Task to carry out –
Exclude the pictures, then copy word for word the lines running from the beginning of the records through the line with "Chart.register(...registerables);".

The input –
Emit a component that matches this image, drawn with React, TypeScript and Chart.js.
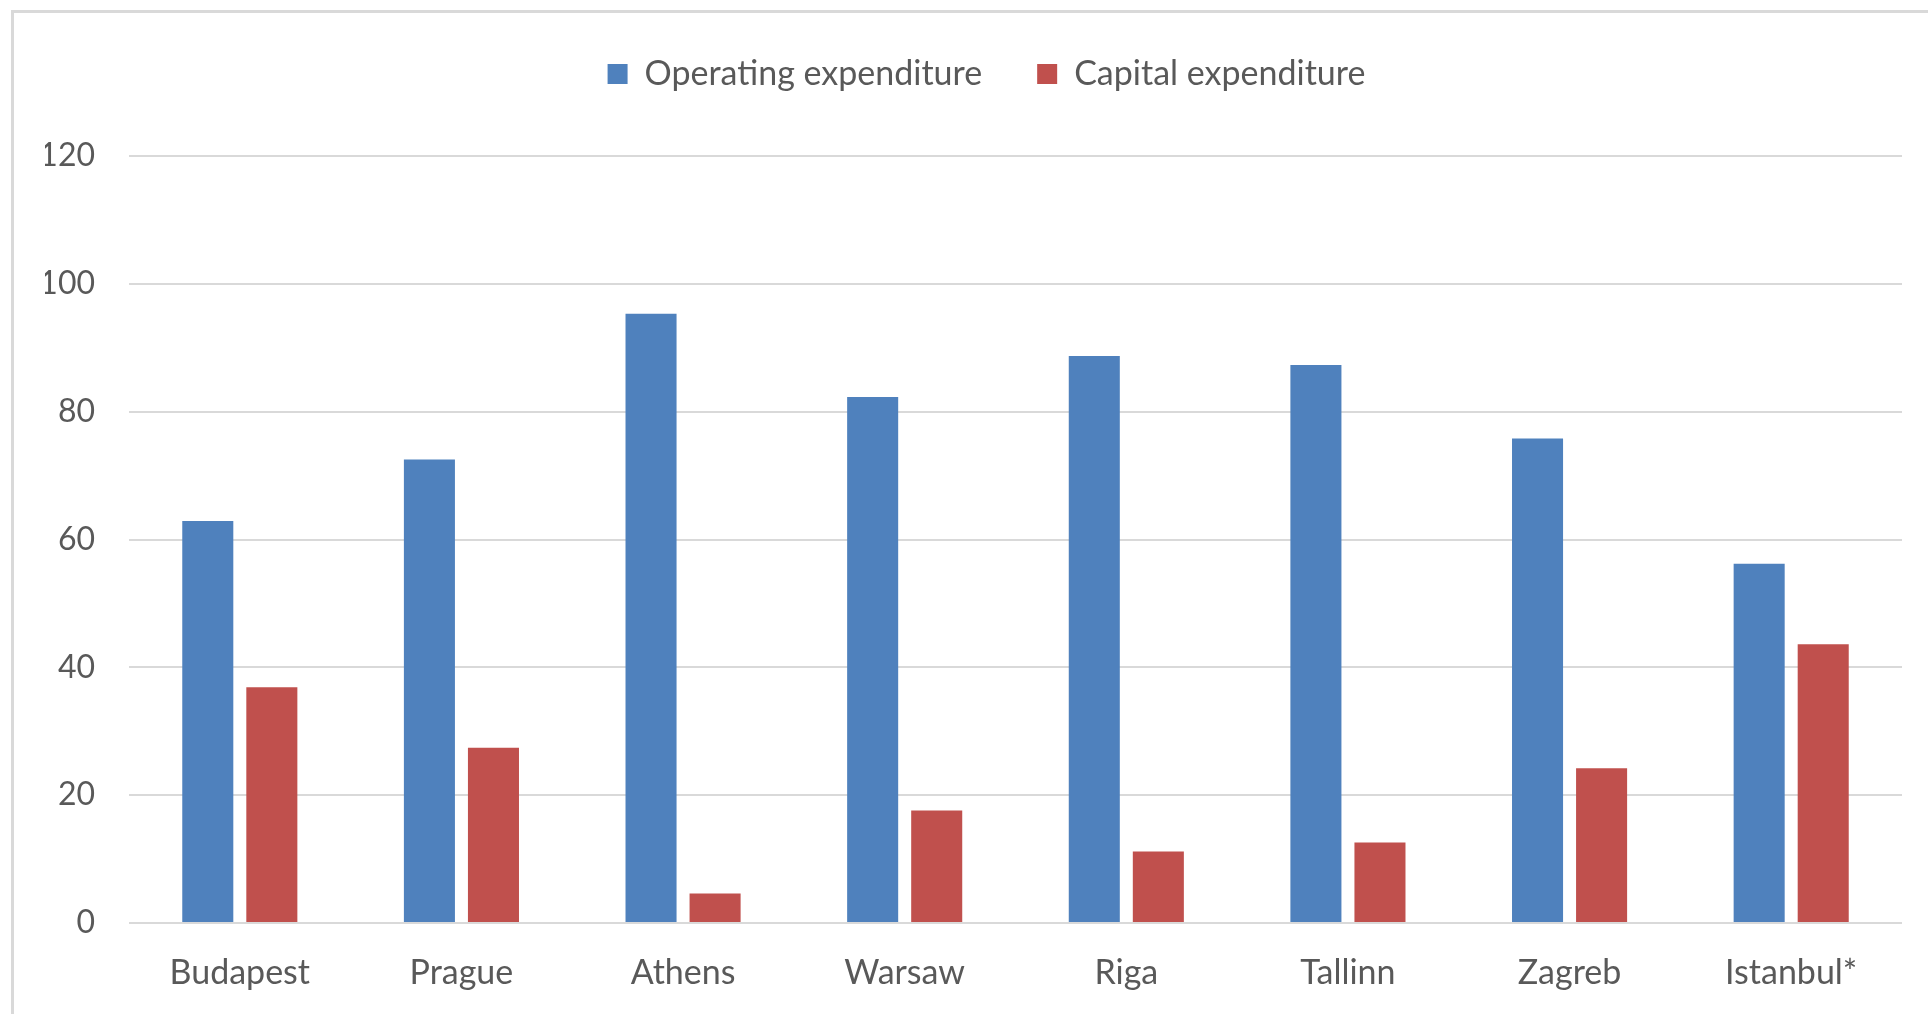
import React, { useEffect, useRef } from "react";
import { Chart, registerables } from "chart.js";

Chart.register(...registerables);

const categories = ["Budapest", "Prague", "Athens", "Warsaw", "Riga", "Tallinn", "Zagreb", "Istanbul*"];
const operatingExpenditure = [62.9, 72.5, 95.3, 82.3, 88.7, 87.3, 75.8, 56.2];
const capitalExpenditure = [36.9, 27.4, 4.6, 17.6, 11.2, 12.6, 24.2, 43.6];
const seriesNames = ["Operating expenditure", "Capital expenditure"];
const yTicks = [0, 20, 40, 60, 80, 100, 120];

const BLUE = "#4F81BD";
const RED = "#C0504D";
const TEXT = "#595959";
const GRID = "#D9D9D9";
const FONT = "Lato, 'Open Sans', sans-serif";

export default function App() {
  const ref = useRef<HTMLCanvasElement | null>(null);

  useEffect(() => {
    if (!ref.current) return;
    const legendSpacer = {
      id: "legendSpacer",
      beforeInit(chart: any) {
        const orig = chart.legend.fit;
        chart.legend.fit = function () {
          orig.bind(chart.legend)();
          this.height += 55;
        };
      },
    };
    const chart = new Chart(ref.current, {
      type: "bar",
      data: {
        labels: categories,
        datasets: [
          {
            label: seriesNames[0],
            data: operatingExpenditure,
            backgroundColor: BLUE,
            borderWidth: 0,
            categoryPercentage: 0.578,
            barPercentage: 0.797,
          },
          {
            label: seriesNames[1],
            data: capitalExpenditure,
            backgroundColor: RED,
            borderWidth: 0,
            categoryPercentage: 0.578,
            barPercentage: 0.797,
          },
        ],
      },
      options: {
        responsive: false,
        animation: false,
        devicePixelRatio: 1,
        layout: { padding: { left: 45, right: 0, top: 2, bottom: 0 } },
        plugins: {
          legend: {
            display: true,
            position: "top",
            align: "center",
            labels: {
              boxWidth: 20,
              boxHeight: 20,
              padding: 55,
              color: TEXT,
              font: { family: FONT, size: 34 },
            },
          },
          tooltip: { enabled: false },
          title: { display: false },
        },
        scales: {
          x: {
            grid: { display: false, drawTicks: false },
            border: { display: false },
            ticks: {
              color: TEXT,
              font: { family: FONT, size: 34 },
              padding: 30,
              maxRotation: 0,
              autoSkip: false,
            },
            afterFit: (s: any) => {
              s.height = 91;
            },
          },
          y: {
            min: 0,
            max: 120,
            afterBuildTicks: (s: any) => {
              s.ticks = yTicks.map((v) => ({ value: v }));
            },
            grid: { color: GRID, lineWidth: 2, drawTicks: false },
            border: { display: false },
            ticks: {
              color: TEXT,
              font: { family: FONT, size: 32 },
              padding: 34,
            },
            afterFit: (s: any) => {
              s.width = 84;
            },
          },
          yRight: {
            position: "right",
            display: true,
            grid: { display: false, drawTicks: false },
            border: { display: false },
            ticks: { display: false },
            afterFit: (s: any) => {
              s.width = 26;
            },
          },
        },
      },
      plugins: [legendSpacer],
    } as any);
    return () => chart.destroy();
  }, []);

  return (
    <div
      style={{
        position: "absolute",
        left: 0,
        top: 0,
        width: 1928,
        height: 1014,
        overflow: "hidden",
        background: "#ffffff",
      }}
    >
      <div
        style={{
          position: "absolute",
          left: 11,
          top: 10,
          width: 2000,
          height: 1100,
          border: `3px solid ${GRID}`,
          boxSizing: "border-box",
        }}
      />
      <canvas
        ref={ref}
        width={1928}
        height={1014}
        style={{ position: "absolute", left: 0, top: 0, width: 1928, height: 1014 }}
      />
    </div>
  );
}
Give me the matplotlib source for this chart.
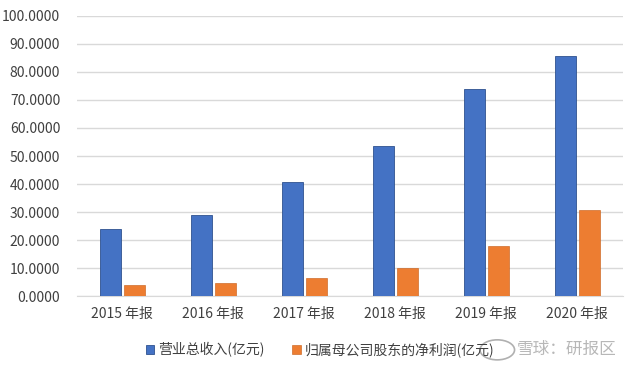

The response –
Emit a component that matches this image, drawn with React, TypeScript and Chart.js.
import React, { useEffect, useRef } from "react";
import { Chart, registerables } from "chart.js";

Chart.register(...registerables);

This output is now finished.